Where Gen Y Sits in the Career Arc Right Now The oldest Millennials are 45. The youngest are turning 30. That spread means Gen Y fills almost every role between senior IC and early executive. It also means the biggest population of new people managers in your company is Gen Y, and their manager experience shapes the experience of every Gen Z direct report they touch.
Most companies underinvest in first-time-manager training for this group. The result is predictable: Gen Z engagement scores that track to which specific Millennial manager they report to, not to the company overall.
What Gen Y Actually Wants From Work The cliche is that Millennials want purpose. The reality is simpler: they want fair pay, honest managers, and a path to the next role. A 2025 Deloitte Global Millennial survey found that pay and well-being ranked above purpose as top employer considerations, which contradicts a decade of HR talking points.
Flexibility is table stakes. Millennials were the first cohort to negotiate remote work at scale, and the group most likely to quit over return-to-office mandates. Employee retention for this cohort correlates tightly with schedule control.
How Do Millennials Compare to Gen X and Gen Z? Gen Y is more likely than Gen X to raise concerns openly and less likely than Gen Z to expect instant feedback. They sit in the middle: they want growth conversations every quarter, not every week.
Why Millennial Turnover Is a Manager Problem First Millennial turnover spikes around year three to year five in a role. The top drivers in exit interview data are lack of advancement and poor manager relationships, not compensation. That suggests the lever is manager capability, not another retention bonus cycle.

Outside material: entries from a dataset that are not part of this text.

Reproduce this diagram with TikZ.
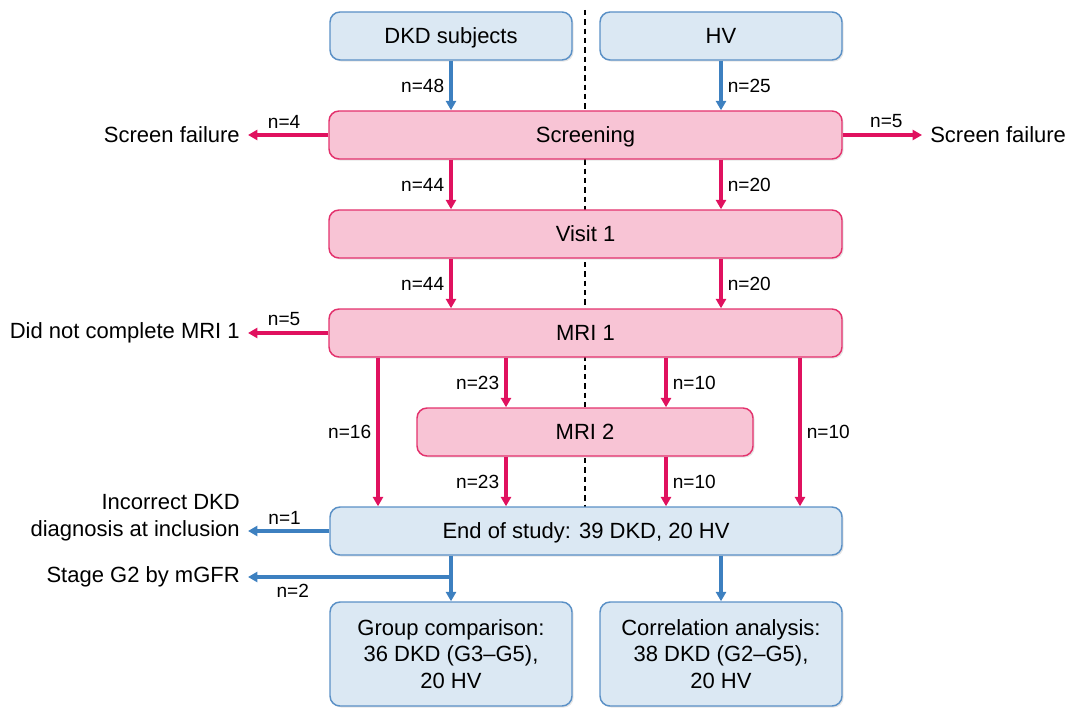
\documentclass[tikz,border=0pt]{standalone}
\usepackage{fontspec}
\setmainfont{Liberation Sans}
\usetikzlibrary{calc,positioning,arrows.meta,shadows}

\definecolor{bxfill}{HTML}{DBE8F3}
\definecolor{bxline}{HTML}{5A90C6}
\definecolor{bxarrow}{HTML}{3D80C0}
\definecolor{pkfill}{HTML}{F8C4D5}
\definecolor{pkline}{HTML}{E3326D}
\definecolor{pkarrow}{HTML}{E0115F}

\tikzset{
    stage/.style={draw,line width=1.1pt,rounded corners=7.5pt,align=center,
        font=\fontsize{16.5}{20}\selectfont,inner sep=0pt,
        drop shadow={shadow xshift=1.2pt,shadow yshift=-1.2pt,opacity=0.2}},
    oneline/.style={text height=15pt,text depth=3.2pt},
    bluebox/.style={stage,fill=bxfill,draw=bxline},
    pinkbox/.style={stage,fill=pkfill,draw=pkline},
    sidetext/.style={font=\fontsize{16.5}{20}\selectfont,align=right,inner sep=0pt},
    cnt/.style={font=\fontsize{14.3}{16}\selectfont,inner sep=4pt},
    bluearr/.style={draw=bxarrow,line width=2.3pt,-{Triangle[length=7pt,width=7.5pt]}},
    pinkarr/.style={draw=pkarrow,line width=2.3pt,-{Triangle[length=7pt,width=7.5pt]}}
}

\begin{document}
\begin{tikzpicture}[x=0.75pt,y=-0.75pt]
    \useasboundingbox (0,0) rectangle (1069,709);

    % dividing line
    \draw [line width=1.1pt,dash pattern=on 4pt off 3pt] (585,10) -- (585,507);

    % boxes
    \node (dkd)  [bluebox,oneline,minimum width=181.5pt,minimum height=36pt] at (451,36)    {DKD subjects};
    \node (hv)   [bluebox,oneline,minimum width=181.5pt,minimum height=36pt] at (721,36)    {HV};
    \node (scr)  [pinkbox,oneline,minimum width=384.75pt,minimum height=36pt] at (585.5,135) {Screening};
    \node (vis)  [pinkbox,oneline,minimum width=384.75pt,minimum height=36pt] at (585.5,234) {Visit 1};
    \node (mri1) [pinkbox,oneline,minimum width=384.75pt,minimum height=36pt] at (585.5,333) {MRI 1};
    \node (mri2) [pinkbox,oneline,minimum width=252pt,minimum height=36pt]    at (585,432)   {MRI 2};
    \node (end)  [bluebox,oneline,minimum width=384pt,minimum height=36pt]    at (586,531)   {End of study: 39 DKD, 20 HV};
    \node (grp)  [bluebox,minimum width=181.5pt,minimum height=78pt] at (451,654)   {Group comparison:\\36 DKD (G3--G5),\\20 HV};
    \node (cor)  [bluebox,minimum width=181.5pt,minimum height=78pt] at (721,654)   {Correlation analysis:\\38 DKD (G2--G5),\\20 HV};

    % side texts
    \node (sfl) [sidetext,anchor=east] at (240,135) {Screen failure};
    \node (sfr) [sidetext,anchor=west] at (930,135) {Screen failure};
    \node (dnc) [sidetext,anchor=east] at (240,333) {Did not complete MRI 1};
    \node (inc) [sidetext,anchor=east] at (240,518) {Incorrect DKD\\diagnosis at inclusion};
    \node (stg) [sidetext,anchor=east] at (240,577) {Stage G2 by mGFR};

    % columns
    \coordinate (lcol) at (378,0);
    \coordinate (rcol) at (800,0);
    \coordinate (mcl)  at (506,0);
    \coordinate (mcr)  at (666,0);
    \coordinate (br)   at (451,577);

    % connectors
    \draw [bluearr] (dkd) -- node[cnt,left]{n=48} (dkd |- scr.north);
    \draw [bluearr] (hv)  -- node[cnt,right]{n=25} (hv |- scr.north);
    \draw [pinkarr,shorten >=6pt] (scr.west) -- node[cnt,above]{n=4} (sfl.east);
    \draw [pinkarr,shorten >=6pt] (scr.east) -- node[cnt,above]{n=5} (sfr.west);
    \draw [pinkarr] (scr.south -| dkd) -- node[cnt,left]{n=44} (vis.north -| dkd);
    \draw [pinkarr] (scr.south -| hv)  -- node[cnt,right]{n=20} (vis.north -| hv);
    \draw [pinkarr] (vis.south -| dkd) -- node[cnt,left]{n=44} (mri1.north -| dkd);
    \draw [pinkarr] (vis.south -| hv)  -- node[cnt,right]{n=20} (mri1.north -| hv);
    \draw [pinkarr,shorten >=6pt] (mri1.west) -- node[cnt,above]{n=5} (dnc.east);
    \draw [pinkarr] (mri1.south -| lcol) -- node[cnt,left]{n=16} (end.north -| lcol);
    \draw [pinkarr] (mri1.south -| rcol) -- node[cnt,right]{n=10} (end.north -| rcol);
    \draw [pinkarr] (mri1.south -| mcl) -- node[cnt,left]{n=23} (mri2.north -| mcl);
    \draw [pinkarr] (mri1.south -| mcr) -- node[cnt,right]{n=10} (mri2.north -| mcr);
    \draw [pinkarr] (mri2.south -| mcl) -- node[cnt,left]{n=23} (end.north -| mcl);
    \draw [pinkarr] (mri2.south -| mcr) -- node[cnt,right]{n=10} (end.north -| mcr);
    \draw [bluearr,shorten >=6pt] (end.west) -- node[cnt,above]{n=1} (end.west -| inc.east);
    \draw [bluearr] (end.south -| dkd) -- (grp.north);
    \draw [bluearr] (end.south -| hv) -- (cor.north);
    \draw [bluearr,shorten >=6pt] (br) -- node[cnt,below,pos=0.75]{n=2} (stg.east);
\end{tikzpicture}
\end{document}
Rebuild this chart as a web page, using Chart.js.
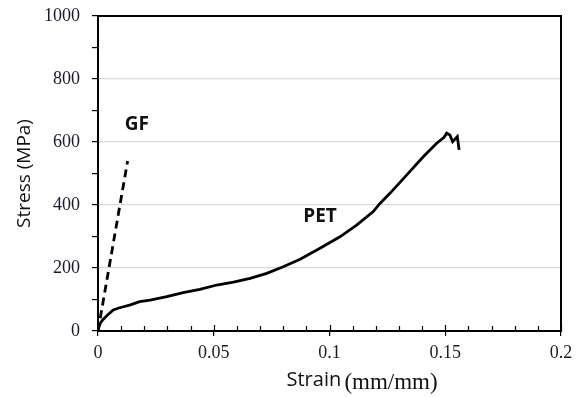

Companies that invest in structured growth conversations and real skip-level access keep this cohort longer. The ones that rely on annual reviews and vague "we'll see next year" lose them to competitors with a clearer ladder.
Making Generation Y Part of a Longer Workforce Strategy Generation Y is no longer the young cohort. They are the operators, the new executives, and the biggest slice of the middle of your org chart. HR strategy for Gen Y in 2026 looks more like succession planning and manager enablement than it does free lunches and flexible Fridays. Build promotion paths that don't require a cross-company move to find. Train managers on running honest career conversations. Keep pay bands current and visible. Those are the basics that determine whether Generation Y stays or spends Q1 on LinkedIn.